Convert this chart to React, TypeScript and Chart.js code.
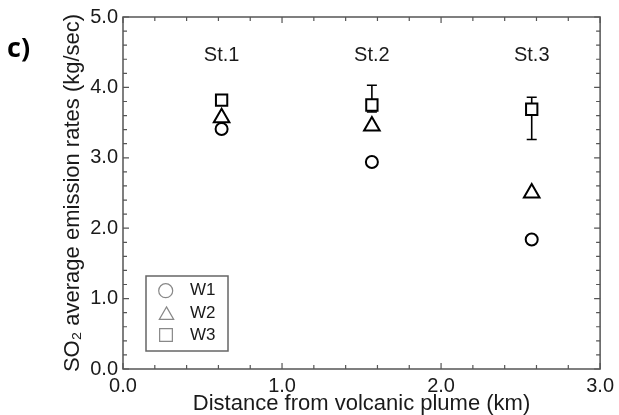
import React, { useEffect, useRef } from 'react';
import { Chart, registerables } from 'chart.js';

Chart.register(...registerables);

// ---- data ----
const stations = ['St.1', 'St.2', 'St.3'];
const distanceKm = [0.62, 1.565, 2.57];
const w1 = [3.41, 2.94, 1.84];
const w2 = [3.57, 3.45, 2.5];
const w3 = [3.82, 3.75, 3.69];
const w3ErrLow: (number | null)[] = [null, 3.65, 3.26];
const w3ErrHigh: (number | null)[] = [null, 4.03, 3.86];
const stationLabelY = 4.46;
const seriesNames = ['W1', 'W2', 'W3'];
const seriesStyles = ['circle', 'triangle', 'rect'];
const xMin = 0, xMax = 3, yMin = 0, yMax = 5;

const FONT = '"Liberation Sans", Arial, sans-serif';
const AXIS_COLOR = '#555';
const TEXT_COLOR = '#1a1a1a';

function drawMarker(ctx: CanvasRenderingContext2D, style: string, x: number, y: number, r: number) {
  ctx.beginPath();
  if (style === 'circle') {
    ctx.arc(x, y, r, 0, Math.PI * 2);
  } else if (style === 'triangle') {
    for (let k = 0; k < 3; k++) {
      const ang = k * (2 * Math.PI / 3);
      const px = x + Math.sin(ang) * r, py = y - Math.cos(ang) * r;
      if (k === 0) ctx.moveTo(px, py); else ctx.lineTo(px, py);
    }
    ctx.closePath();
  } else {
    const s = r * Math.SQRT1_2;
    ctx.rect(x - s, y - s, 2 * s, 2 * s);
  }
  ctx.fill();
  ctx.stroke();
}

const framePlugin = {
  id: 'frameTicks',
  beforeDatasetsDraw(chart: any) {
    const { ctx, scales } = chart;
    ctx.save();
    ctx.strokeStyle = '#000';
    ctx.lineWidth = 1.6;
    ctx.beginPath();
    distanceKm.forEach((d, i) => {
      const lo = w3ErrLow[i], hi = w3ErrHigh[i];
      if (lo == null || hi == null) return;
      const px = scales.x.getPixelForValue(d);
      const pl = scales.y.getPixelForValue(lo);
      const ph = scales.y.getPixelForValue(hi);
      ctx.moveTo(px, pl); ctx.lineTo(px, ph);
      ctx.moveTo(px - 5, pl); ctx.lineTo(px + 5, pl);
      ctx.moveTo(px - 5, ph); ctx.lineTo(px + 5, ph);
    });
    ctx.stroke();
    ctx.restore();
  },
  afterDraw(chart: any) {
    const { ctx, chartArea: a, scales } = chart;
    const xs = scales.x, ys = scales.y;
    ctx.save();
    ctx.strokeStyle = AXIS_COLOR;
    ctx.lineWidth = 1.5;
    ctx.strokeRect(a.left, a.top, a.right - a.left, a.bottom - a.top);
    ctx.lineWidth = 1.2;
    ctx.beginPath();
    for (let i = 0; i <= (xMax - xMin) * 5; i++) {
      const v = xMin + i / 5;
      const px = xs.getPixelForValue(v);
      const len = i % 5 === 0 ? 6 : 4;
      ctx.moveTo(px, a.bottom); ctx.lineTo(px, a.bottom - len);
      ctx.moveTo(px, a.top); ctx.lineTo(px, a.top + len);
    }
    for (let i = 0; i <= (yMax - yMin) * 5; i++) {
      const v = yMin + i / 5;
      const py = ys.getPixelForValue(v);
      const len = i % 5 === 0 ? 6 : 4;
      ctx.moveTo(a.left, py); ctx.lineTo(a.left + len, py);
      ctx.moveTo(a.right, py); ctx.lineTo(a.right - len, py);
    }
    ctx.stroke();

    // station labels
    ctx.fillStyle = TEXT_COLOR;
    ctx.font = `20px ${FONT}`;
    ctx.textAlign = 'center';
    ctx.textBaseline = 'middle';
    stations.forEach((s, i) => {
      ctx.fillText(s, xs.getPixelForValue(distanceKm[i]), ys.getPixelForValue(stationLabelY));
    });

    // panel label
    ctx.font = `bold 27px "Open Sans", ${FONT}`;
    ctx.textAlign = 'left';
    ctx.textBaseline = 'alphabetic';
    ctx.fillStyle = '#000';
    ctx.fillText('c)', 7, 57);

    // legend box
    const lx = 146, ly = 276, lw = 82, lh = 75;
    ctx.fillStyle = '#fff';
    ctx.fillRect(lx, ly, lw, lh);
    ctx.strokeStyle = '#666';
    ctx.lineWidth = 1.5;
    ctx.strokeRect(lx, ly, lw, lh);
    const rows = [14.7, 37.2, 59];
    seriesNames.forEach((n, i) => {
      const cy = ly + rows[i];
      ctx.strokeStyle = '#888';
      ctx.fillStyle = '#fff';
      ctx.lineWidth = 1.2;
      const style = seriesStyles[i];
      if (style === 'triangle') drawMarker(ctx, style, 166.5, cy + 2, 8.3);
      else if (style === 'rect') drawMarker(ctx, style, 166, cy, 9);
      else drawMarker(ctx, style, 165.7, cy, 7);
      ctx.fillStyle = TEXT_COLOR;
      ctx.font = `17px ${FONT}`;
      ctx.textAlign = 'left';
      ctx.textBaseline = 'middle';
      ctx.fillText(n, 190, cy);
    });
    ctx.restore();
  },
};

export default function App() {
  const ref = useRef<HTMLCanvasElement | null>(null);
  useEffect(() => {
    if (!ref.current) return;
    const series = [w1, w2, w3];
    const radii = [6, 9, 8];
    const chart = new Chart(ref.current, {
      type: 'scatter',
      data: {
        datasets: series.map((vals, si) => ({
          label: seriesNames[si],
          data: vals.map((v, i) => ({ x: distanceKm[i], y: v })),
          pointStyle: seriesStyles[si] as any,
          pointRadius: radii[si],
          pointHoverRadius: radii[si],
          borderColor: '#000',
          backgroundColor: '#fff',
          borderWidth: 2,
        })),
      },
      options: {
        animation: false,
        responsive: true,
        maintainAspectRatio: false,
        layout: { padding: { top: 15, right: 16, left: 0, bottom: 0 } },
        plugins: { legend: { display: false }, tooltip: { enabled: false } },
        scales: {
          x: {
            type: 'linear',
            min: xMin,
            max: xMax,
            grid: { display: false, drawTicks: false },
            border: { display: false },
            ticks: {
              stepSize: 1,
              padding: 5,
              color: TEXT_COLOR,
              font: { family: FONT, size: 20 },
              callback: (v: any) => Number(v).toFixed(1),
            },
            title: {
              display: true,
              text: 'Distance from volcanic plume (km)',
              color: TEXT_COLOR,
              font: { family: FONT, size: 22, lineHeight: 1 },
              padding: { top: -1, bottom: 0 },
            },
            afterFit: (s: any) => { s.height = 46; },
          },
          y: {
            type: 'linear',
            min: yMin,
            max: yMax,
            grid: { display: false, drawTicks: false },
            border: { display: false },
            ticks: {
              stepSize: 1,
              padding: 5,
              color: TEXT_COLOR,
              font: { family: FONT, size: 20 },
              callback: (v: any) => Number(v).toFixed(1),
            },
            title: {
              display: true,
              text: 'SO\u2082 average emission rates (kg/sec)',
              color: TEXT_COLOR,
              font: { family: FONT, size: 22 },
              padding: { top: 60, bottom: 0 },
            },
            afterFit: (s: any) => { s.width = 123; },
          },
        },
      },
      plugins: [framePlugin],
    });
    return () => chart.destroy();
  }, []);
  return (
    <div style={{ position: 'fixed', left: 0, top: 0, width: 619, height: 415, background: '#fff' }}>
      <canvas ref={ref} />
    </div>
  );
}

* [Exercise task]:
Reproduce the whole listing above word for word, but not its pictures.

* [Exercise result]:
Convert this chart to React, TypeScript and Chart.js code.
import React, { useEffect, useRef } from 'react';
import { Chart, registerables } from 'chart.js';

Chart.register(...registerables);

// ---- data ----
const stations = ['St.1', 'St.2', 'St.3'];
const distanceKm = [0.62, 1.565, 2.57];
const w1 = [3.41, 2.94, 1.84];
const w2 = [3.57, 3.45, 2.5];
const w3 = [3.82, 3.75, 3.69];
const w3ErrLow: (number | null)[] = [null, 3.65, 3.26];
const w3ErrHigh: (number | null)[] = [null, 4.03, 3.86];
const stationLabelY = 4.46;
const seriesNames = ['W1', 'W2', 'W3'];
const seriesStyles = ['circle', 'triangle', 'rect'];
const xMin = 0, xMax = 3, yMin = 0, yMax = 5;

const FONT = '"Liberation Sans", Arial, sans-serif';
const AXIS_COLOR = '#555';
const TEXT_COLOR = '#1a1a1a';

function drawMarker(ctx: CanvasRenderingContext2D, style: string, x: number, y: number, r: number) {
  ctx.beginPath();
  if (style === 'circle') {
    ctx.arc(x, y, r, 0, Math.PI * 2);
  } else if (style === 'triangle') {
    for (let k = 0; k < 3; k++) {
      const ang = k * (2 * Math.PI / 3);
      const px = x + Math.sin(ang) * r, py = y - Math.cos(ang) * r;
      if (k === 0) ctx.moveTo(px, py); else ctx.lineTo(px, py);
    }
    ctx.closePath();
  } else {
    const s = r * Math.SQRT1_2;
    ctx.rect(x - s, y - s, 2 * s, 2 * s);
  }
  ctx.fill();
  ctx.stroke();
}

const framePlugin = {
  id: 'frameTicks',
  beforeDatasetsDraw(chart: any) {
    const { ctx, scales } = chart;
    ctx.save();
    ctx.strokeStyle = '#000';
    ctx.lineWidth = 1.6;
    ctx.beginPath();
    distanceKm.forEach((d, i) => {
      const lo = w3ErrLow[i], hi = w3ErrHigh[i];
      if (lo == null || hi == null) return;
      const px = scales.x.getPixelForValue(d);
      const pl = scales.y.getPixelForValue(lo);
      const ph = scales.y.getPixelForValue(hi);
      ctx.moveTo(px, pl); ctx.lineTo(px, ph);
      ctx.moveTo(px - 5, pl); ctx.lineTo(px + 5, pl);
      ctx.moveTo(px - 5, ph); ctx.lineTo(px + 5, ph);
    });
    ctx.stroke();
    ctx.restore();
  },
  afterDraw(chart: any) {
    const { ctx, chartArea: a, scales } = chart;
    const xs = scales.x, ys = scales.y;
    ctx.save();
    ctx.strokeStyle = AXIS_COLOR;
    ctx.lineWidth = 1.5;
    ctx.strokeRect(a.left, a.top, a.right - a.left, a.bottom - a.top);
    ctx.lineWidth = 1.2;
    ctx.beginPath();
    for (let i = 0; i <= (xMax - xMin) * 5; i++) {
      const v = xMin + i / 5;
      const px = xs.getPixelForValue(v);
      const len = i % 5 === 0 ? 6 : 4;
      ctx.moveTo(px, a.bottom); ctx.lineTo(px, a.bottom - len);
      ctx.moveTo(px, a.top); ctx.lineTo(px, a.top + len);
    }
    for (let i = 0; i <= (yMax - yMin) * 5; i++) {
      const v = yMin + i / 5;
      const py = ys.getPixelForValue(v);
      const len = i % 5 === 0 ? 6 : 4;
      ctx.moveTo(a.left, py); ctx.lineTo(a.left + len, py);
      ctx.moveTo(a.right, py); ctx.lineTo(a.right - len, py);
    }
    ctx.stroke();

    // station labels
    ctx.fillStyle = TEXT_COLOR;
    ctx.font = `20px ${FONT}`;
    ctx.textAlign = 'center';
    ctx.textBaseline = 'middle';
    stations.forEach((s, i) => {
      ctx.fillText(s, xs.getPixelForValue(distanceKm[i]), ys.getPixelForValue(stationLabelY));
    });

    // panel label
    ctx.font = `bold 27px "Open Sans", ${FONT}`;
    ctx.textAlign = 'left';
    ctx.textBaseline = 'alphabetic';
    ctx.fillStyle = '#000';
    ctx.fillText('c)', 7, 57);

    // legend box
    const lx = 146, ly = 276, lw = 82, lh = 75;
    ctx.fillStyle = '#fff';
    ctx.fillRect(lx, ly, lw, lh);
    ctx.strokeStyle = '#666';
    ctx.lineWidth = 1.5;
    ctx.strokeRect(lx, ly, lw, lh);
    const rows = [14.7, 37.2, 59];
    seriesNames.forEach((n, i) => {
      const cy = ly + rows[i];
      ctx.strokeStyle = '#888';
      ctx.fillStyle = '#fff';
      ctx.lineWidth = 1.2;
      const style = seriesStyles[i];
      if (style === 'triangle') drawMarker(ctx, style, 166.5, cy + 2, 8.3);
      else if (style === 'rect') drawMarker(ctx, style, 166, cy, 9);
      else drawMarker(ctx, style, 165.7, cy, 7);
      ctx.fillStyle = TEXT_COLOR;
      ctx.font = `17px ${FONT}`;
      ctx.textAlign = 'left';
      ctx.textBaseline = 'middle';
      ctx.fillText(n, 190, cy);
    });
    ctx.restore();
  },
};

export default function App() {
  const ref = useRef<HTMLCanvasElement | null>(null);
  useEffect(() => {
    if (!ref.current) return;
    const series = [w1, w2, w3];
    const radii = [6, 9, 8];
    const chart = new Chart(ref.current, {
      type: 'scatter',
      data: {
        datasets: series.map((vals, si) => ({
          label: seriesNames[si],
          data: vals.map((v, i) => ({ x: distanceKm[i], y: v })),
          pointStyle: seriesStyles[si] as any,
          pointRadius: radii[si],
          pointHoverRadius: radii[si],
          borderColor: '#000',
          backgroundColor: '#fff',
          borderWidth: 2,
        })),
      },
      options: {
        animation: false,
        responsive: true,
        maintainAspectRatio: false,
        layout: { padding: { top: 15, right: 16, left: 0, bottom: 0 } },
        plugins: { legend: { display: false }, tooltip: { enabled: false } },
        scales: {
          x: {
            type: 'linear',
            min: xMin,
            max: xMax,
            grid: { display: false, drawTicks: false },
            border: { display: false },
            ticks: {
              stepSize: 1,
              padding: 5,
              color: TEXT_COLOR,
              font: { family: FONT, size: 20 },
              callback: (v: any) => Number(v).toFixed(1),
            },
            title: {
              display: true,
              text: 'Distance from volcanic plume (km)',
              color: TEXT_COLOR,
              font: { family: FONT, size: 22, lineHeight: 1 },
              padding: { top: -1, bottom: 0 },
            },
            afterFit: (s: any) => { s.height = 46; },
          },
          y: {
            type: 'linear',
            min: yMin,
            max: yMax,
            grid: { display: false, drawTicks: false },
            border: { display: false },
            ticks: {
              stepSize: 1,
              padding: 5,
              color: TEXT_COLOR,
              font: { family: FONT, size: 20 },
              callback: (v: any) => Number(v).toFixed(1),
            },
            title: {
              display: true,
              text: 'SO\u2082 average emission rates (kg/sec)',
              color: TEXT_COLOR,
              font: { family: FONT, size: 22 },
              padding: { top: 60, bottom: 0 },
            },
            afterFit: (s: any) => { s.width = 123; },
          },
        },
      },
      plugins: [framePlugin],
    });
    return () => chart.destroy();
  }, []);
  return (
    <div style={{ position: 'fixed', left: 0, top: 0, width: 619, height: 415, background: '#fff' }}>
      <canvas ref={ref} />
    </div>
  );
}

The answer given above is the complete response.